Hay muchas personas interesadas por las predicciones sobre su futuro. Basta zapear por cadenas secundarias para ver como adivinas, entradas en años y carnes, pronostican a través de las cartas u otros adminículos, venturas o sinsabores con toda impunidad. Y sin embargo, que pocos hay dispuestos a conocer y considerar las previsiones científicas sobre nuestro devenir.
La clase política, obligada por los constreñimientos del presente, considera el porvenir como Ciro Bayo concebía el mundo: ancho, lejano y ajeno. Por eso, cuando salen a la luz las proyecciones demográficas que periódicamente hace el INE, a los demógrafos se nos hincha el corazón porque vienen a recordar sistemáticamente los males de la patria en materia de población.
La última que acaba de aparecer resulta especialmente oportuna en plena discusión sobre la edad de retiro y el futuro de las pensiones. Sus datos no pueden ser más esclarecedores. En el horizonte del 2020 seremos algunos más, pero no muchos (tan solo 1,2 millones más y en total 47 millones). Bajará el número de nacimientos y aumentará las defunciones, aunque vivamos más años. Vendrán emigrantes, pero menos que en el pasado. Crecerán algo los jóvenes por la natalidad recuperada de la última década y aumentarán bastante los viejos, los más viejos y su proporción sobre el conjunto de la población.
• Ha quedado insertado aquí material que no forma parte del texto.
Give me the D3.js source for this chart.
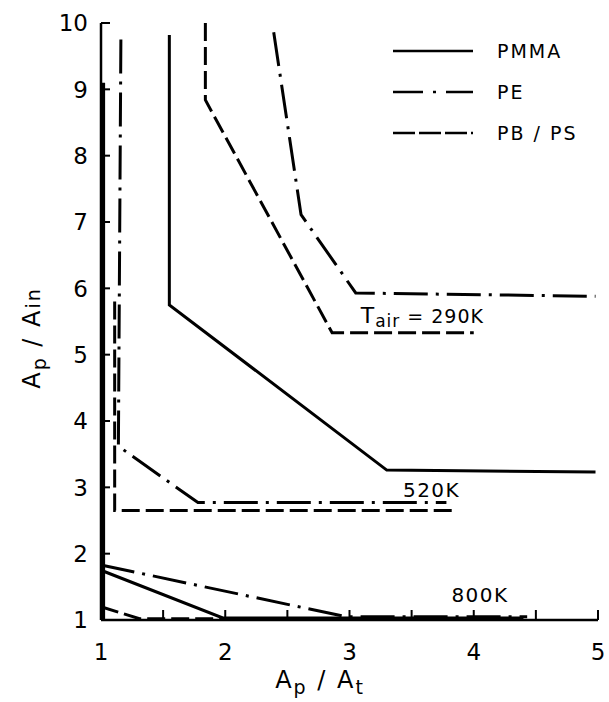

Y todo ello producirá un crecimiento de la tasa de dependencia, es decir, del número de jóvenes y sobre todo de mayores que necesitarán el soporte de una población activa en recesión. Con estos pronósticos la discusión sobre si hay o no que aumentar la edad de jubilación es una pérdida de tiempo. Habrá que hacerlo inexorablemente y puede que los 67 años sea una propuesta demasiado pacata. Ya se oyen voces proponiendo subirla, pero, una vez más, esas voces serán tachadas de alarmistas.